Excellent analysis of what looks to be more of what’s undermining the city—a centrist mayor and far leftist Council. And no real issue debate between mayoral candidates. What should Farrell and Echohawk do to break out and get a folllowing—late tho it is? And, if polls show the Council in deep disfavor, how should community groups work to install a Council majority that is intent on real problem-solving rather than performative leftism. And how to get rid of Sawant. Even her constituents must see her as extreme and disruptive.
The lack of actual substantive debates between the mayoral candidates during this primary campaign has been absolutely disheartening. Remember in the days of yore when there used to be debates, with clarifying questions posed to the candidates by journalists who were striving to be even-handed? Seems so quaint now in this era of endless forums put on by highly ideological interest groups where all the questions are leading and the candidates all know there’s one expected “correct” answer to every question and there’s every incentive to stick to bland progressive bromides and not break from the pack.
“Voters should be taking a long, hard look at two other mayoral candidates, ex-Rep. Farrell with her record on transportation and role in shaping the state’s minimum wage”
Ms. Farrell’s “role in transportation” had nothing to do with how VMT is way down in Seattle, nor did it account for any of the regional GHG emissions reductions (down 20% last year). Those benefits stem from local employers using distributed workforces and the sharp drop off of business travel.
This Mass. report on the future of work has lots of findings relevant to the Seattle area:
https://www.mass.gov/doc/future-of-work-in-massachusetts-report/download
Here are examples: “The report concludes that changing ways of working – such as hybrid and remote work – may shift the “center of gravity” away from the urban core.”

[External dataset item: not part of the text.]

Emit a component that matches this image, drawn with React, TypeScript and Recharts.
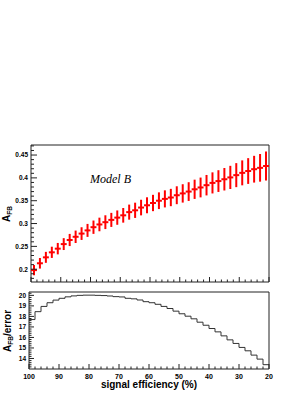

“The shifting center of gravity away from the urban core will be especially significant to Boston/Cambridge; of the 245,000 net-inflow of commuters into Boston in 2019, 34% work in roles that could be performed remotely – higher than most other cities” Not higher than around Seattle though!

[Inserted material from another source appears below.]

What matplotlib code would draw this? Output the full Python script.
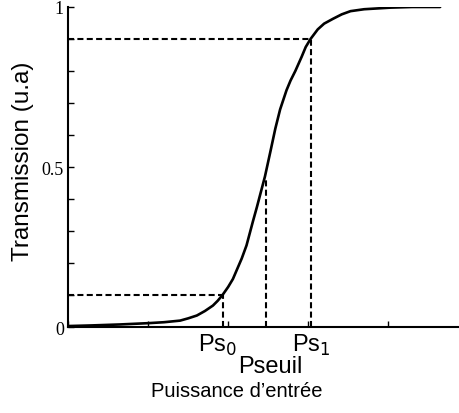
import numpy as np
import matplotlib
matplotlib.use("Agg")
import matplotlib.pyplot as plt

# transmission curve
puissance = [0.0, 0.3, 0.65, 1.0, 1.2, 1.4, 1.5, 1.61, 1.71, 1.81, 1.87, 1.93,
             2.0, 2.06, 2.12, 2.17, 2.23, 2.31, 2.36, 2.4, 2.46, 2.53, 2.59,
             2.65, 2.73, 2.78, 2.84, 2.92, 2.97, 3.03, 3.12, 3.2, 3.31, 3.42,
             3.53, 3.7, 4.03, 4.3, 4.65]
transmission = [0.003, 0.005, 0.008, 0.012, 0.015, 0.02, 0.027, 0.036, 0.05, 0.067,
                0.082, 0.10, 0.125, 0.15, 0.185, 0.214, 0.255, 0.33, 0.375, 0.413,
                0.47, 0.55, 0.62, 0.68, 0.74, 0.77, 0.80, 0.845, 0.875, 0.90,
                0.93, 0.948, 0.963, 0.977, 0.987, 0.993, 0.998, 1.0, 1.0]

# markers on the x axis
seuils = [1.93, 2.47, 3.03]
seuil_vals = [0.10, 0.47, 0.90]
seuil_labels = ["Ps$_0$", "Pseuil", "Ps$_1$"]

W, H = 460, 414
fig = plt.figure(figsize=(W / 100, H / 100), dpi=100)
ax = fig.add_axes([0.148, 0.2077, 0.848, 0.773])

ax.plot(puissance, transmission, color="black", lw=1.9,
        solid_joinstyle="round", solid_capstyle="round")

dash = (0, (2.9, 1.6))
ax.plot([0, seuils[0]], [seuil_vals[0], seuil_vals[0]], color="black", ls=dash, lw=1.5)
ax.plot([0, seuils[2]], [seuil_vals[2], seuil_vals[2]], color="black", ls=dash, lw=1.5)
for xs, ys in zip(seuils, seuil_vals):
    ax.plot([xs, xs], [0, ys], color="black", ls=dash, lw=1.5)

ax.set_xlim(0, 4.875)
ax.set_ylim(0, 1.0)
ax.spines["top"].set_visible(False)
ax.spines["right"].set_visible(False)
ax.spines["left"].set_linewidth(1.5)
ax.spines["bottom"].set_linewidth(1.5)

ax.set_xticks([0, 1, 2, 3, 4])
ax.set_xticklabels([])
ax.set_yticks(np.arange(0, 1.01, 0.1))
ax.set_yticklabels(["0", "", "", "", "", "0.5", "", "", "", "", "1"],
                   family="Liberation Serif", fontsize=13)
ax.tick_params(direction="in", length=4, width=1, pad=3)

ax.set_ylabel("Transmission (u.a)", family="Liberation Sans", fontsize=17.5)
ax.yaxis.set_label_coords(-0.087, 0.52)


def label(px, py, s, size):
    # px, py in picture pixels from the top-left corner
    fig.text(px / W, 1 - py / H, s, ha="center", va="top",
             family="Liberation Sans", fontsize=size)


# labels under the dashed verticals
label(218, 333, seuil_labels[0], 17)
label(270, 356, seuil_labels[1], 17)
label(311, 333, seuil_labels[2], 17)
label(237, 382, "Puissance d\u2019entrée", 14.5)

fig.savefig("out.png", dpi=100)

Ms. Farrell is all about mass transit, which now increasingly is irrelevant to transportation needs because of remote work practices AND it is staggeringly expensive to households of little wealth because of the monumental levels of sales taxes.

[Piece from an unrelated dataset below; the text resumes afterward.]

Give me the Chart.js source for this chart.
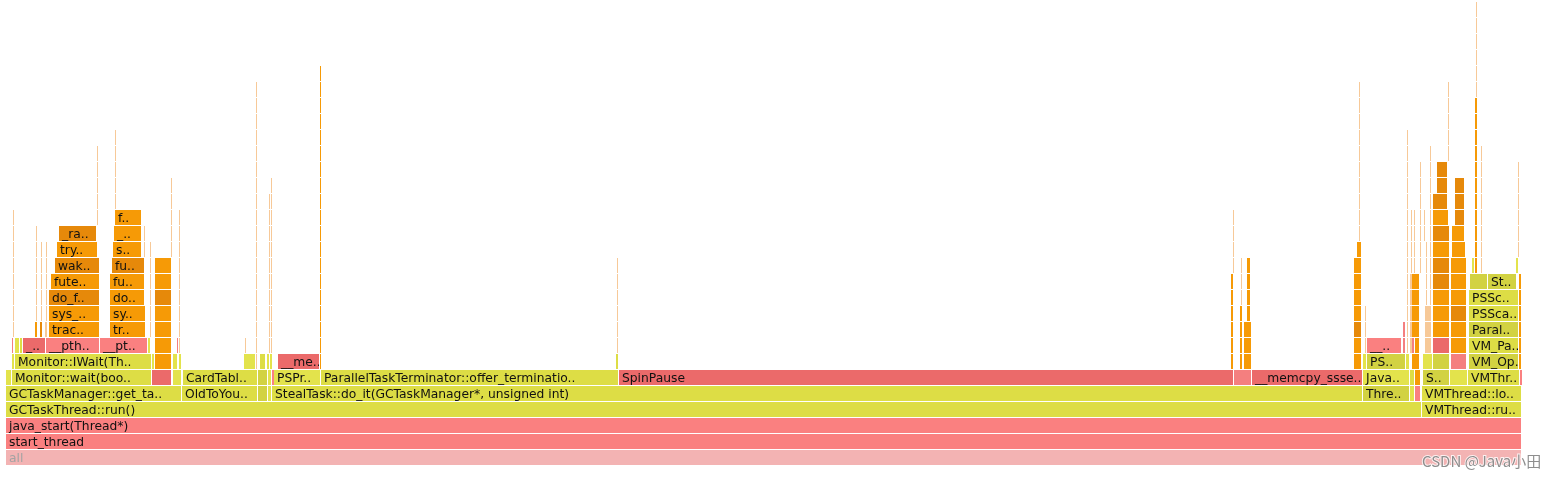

Ms. Farrell’s “role in transportation” is making things worse for Seattle residents and she’s still beholden to those overly powerful interest groups.
Doubt if The Seattle Times actually endorsed “Bruce Farrell” (see sixth paragraph). Could it be that the Times edit board meant to endorse Jessyn Echohawk or Art Sixkiller? Inquiring minds want to know.
I’m not sure returning to the Seattle Process, as Joel advocates, would go down well. One of the factors motivating the more extreme wings of the left and right is fury over how slowly we address (if at all) serious problems like climate change, income disparities, and tax reform. One outlet for this frustration is taking issues directly to the voters, which is happening with Recall Sawant and the Compassion Seattle charter amendment. It might happen with an effort to reform district elections and the way we elect Seattle’s school board. The other problem with restoring the Seattle Process is that it involved a willingness by labor and business to work out solutions and settle on a mayoral candidate acceptable to both sides. That willingness has been lost to polarization, aggravated by the left’s decision to make big business the big villain. The GOP has exiled moderate Republicans, and the Ds have sent “business Democrats” to Siberia.
Jean: Typo noted, along with underlying lesson. When a scribe writes critically about or pokes fun at a politician, never do they forget. I delivered the chance to get zinged.